- REQUIRED TASK
Transcribe every line exactly. Leave the pictures behind.
________________________________________
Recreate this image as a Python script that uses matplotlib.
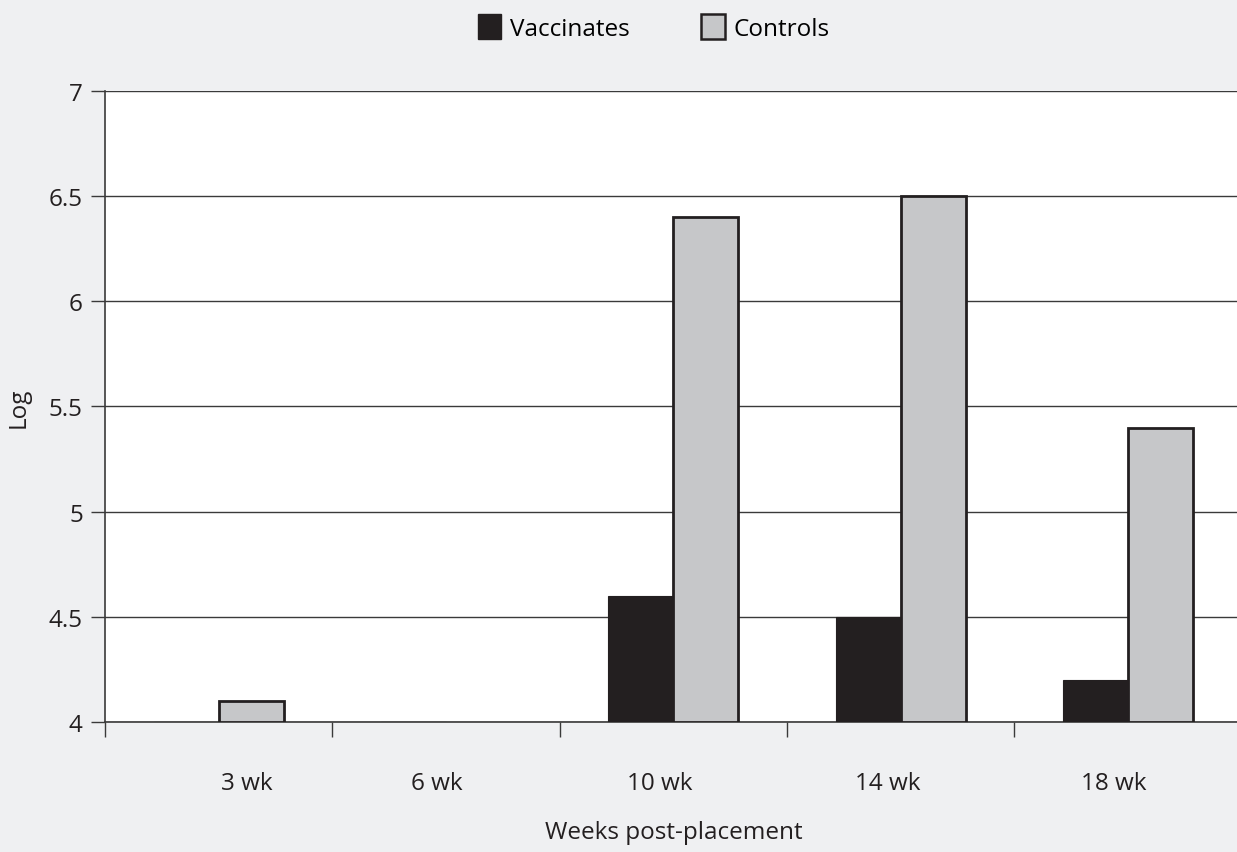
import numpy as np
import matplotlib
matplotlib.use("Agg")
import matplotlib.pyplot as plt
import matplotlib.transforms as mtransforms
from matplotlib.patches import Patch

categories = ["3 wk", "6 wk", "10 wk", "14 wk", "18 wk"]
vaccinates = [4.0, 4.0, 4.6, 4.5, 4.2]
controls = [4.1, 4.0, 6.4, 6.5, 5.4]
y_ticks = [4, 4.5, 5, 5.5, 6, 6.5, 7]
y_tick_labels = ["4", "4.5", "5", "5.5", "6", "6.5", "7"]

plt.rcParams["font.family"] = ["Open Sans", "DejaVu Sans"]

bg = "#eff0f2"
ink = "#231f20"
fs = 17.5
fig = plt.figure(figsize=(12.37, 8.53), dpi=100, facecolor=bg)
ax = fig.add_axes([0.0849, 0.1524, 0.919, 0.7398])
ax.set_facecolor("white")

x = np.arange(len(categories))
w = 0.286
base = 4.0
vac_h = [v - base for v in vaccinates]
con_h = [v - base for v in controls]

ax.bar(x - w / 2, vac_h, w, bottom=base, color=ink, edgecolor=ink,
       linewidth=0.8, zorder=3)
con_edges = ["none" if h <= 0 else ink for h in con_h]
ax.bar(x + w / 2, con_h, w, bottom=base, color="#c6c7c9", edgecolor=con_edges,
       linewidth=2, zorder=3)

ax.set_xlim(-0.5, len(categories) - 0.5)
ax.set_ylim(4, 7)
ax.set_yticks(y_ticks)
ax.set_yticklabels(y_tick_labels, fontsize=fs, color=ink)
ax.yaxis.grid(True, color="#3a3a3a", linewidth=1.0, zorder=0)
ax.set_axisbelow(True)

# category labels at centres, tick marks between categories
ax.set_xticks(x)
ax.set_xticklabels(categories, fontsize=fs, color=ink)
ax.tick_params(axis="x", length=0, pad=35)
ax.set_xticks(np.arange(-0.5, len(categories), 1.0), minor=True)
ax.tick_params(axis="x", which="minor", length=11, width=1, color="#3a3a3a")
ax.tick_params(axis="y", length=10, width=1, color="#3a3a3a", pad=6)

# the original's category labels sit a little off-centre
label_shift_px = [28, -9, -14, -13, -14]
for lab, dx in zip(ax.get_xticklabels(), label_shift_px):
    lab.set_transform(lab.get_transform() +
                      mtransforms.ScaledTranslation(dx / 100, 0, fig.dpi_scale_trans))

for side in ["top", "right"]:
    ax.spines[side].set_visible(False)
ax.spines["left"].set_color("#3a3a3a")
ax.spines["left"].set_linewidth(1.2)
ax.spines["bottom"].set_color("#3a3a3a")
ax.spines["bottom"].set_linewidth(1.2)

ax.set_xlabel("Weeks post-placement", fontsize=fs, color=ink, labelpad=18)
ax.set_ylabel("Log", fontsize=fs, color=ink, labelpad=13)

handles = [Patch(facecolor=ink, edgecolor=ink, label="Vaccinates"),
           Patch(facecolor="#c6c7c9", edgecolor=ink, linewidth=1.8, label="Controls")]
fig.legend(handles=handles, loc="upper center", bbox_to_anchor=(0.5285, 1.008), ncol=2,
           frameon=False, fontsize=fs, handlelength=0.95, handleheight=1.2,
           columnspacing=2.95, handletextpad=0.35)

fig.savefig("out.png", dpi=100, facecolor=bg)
________________________________________
- ANSWER TO THE TASK
Recreate this image as a Python script that uses matplotlib.
import numpy as np
import matplotlib
matplotlib.use("Agg")
import matplotlib.pyplot as plt
import matplotlib.transforms as mtransforms
from matplotlib.patches import Patch

categories = ["3 wk", "6 wk", "10 wk", "14 wk", "18 wk"]
vaccinates = [4.0, 4.0, 4.6, 4.5, 4.2]
controls = [4.1, 4.0, 6.4, 6.5, 5.4]
y_ticks = [4, 4.5, 5, 5.5, 6, 6.5, 7]
y_tick_labels = ["4", "4.5", "5", "5.5", "6", "6.5", "7"]

plt.rcParams["font.family"] = ["Open Sans", "DejaVu Sans"]

bg = "#eff0f2"
ink = "#231f20"
fs = 17.5
fig = plt.figure(figsize=(12.37, 8.53), dpi=100, facecolor=bg)
ax = fig.add_axes([0.0849, 0.1524, 0.919, 0.7398])
ax.set_facecolor("white")

x = np.arange(len(categories))
w = 0.286
base = 4.0
vac_h = [v - base for v in vaccinates]
con_h = [v - base for v in controls]

ax.bar(x - w / 2, vac_h, w, bottom=base, color=ink, edgecolor=ink,
       linewidth=0.8, zorder=3)
con_edges = ["none" if h <= 0 else ink for h in con_h]
ax.bar(x + w / 2, con_h, w, bottom=base, color="#c6c7c9", edgecolor=con_edges,
       linewidth=2, zorder=3)

ax.set_xlim(-0.5, len(categories) - 0.5)
ax.set_ylim(4, 7)
ax.set_yticks(y_ticks)
ax.set_yticklabels(y_tick_labels, fontsize=fs, color=ink)
ax.yaxis.grid(True, color="#3a3a3a", linewidth=1.0, zorder=0)
ax.set_axisbelow(True)

# category labels at centres, tick marks between categories
ax.set_xticks(x)
ax.set_xticklabels(categories, fontsize=fs, color=ink)
ax.tick_params(axis="x", length=0, pad=35)
ax.set_xticks(np.arange(-0.5, len(categories), 1.0), minor=True)
ax.tick_params(axis="x", which="minor", length=11, width=1, color="#3a3a3a")
ax.tick_params(axis="y", length=10, width=1, color="#3a3a3a", pad=6)

# the original's category labels sit a little off-centre
label_shift_px = [28, -9, -14, -13, -14]
for lab, dx in zip(ax.get_xticklabels(), label_shift_px):
    lab.set_transform(lab.get_transform() +
                      mtransforms.ScaledTranslation(dx / 100, 0, fig.dpi_scale_trans))

for side in ["top", "right"]:
    ax.spines[side].set_visible(False)
ax.spines["left"].set_color("#3a3a3a")
ax.spines["left"].set_linewidth(1.2)
ax.spines["bottom"].set_color("#3a3a3a")
ax.spines["bottom"].set_linewidth(1.2)

ax.set_xlabel("Weeks post-placement", fontsize=fs, color=ink, labelpad=18)
ax.set_ylabel("Log", fontsize=fs, color=ink, labelpad=13)

handles = [Patch(facecolor=ink, edgecolor=ink, label="Vaccinates"),
           Patch(facecolor="#c6c7c9", edgecolor=ink, linewidth=1.8, label="Controls")]
fig.legend(handles=handles, loc="upper center", bbox_to_anchor=(0.5285, 1.008), ncol=2,
           frameon=False, fontsize=fs, handlelength=0.95, handleheight=1.2,
           columnspacing=2.95, handletextpad=0.35)

fig.savefig("out.png", dpi=100, facecolor=bg)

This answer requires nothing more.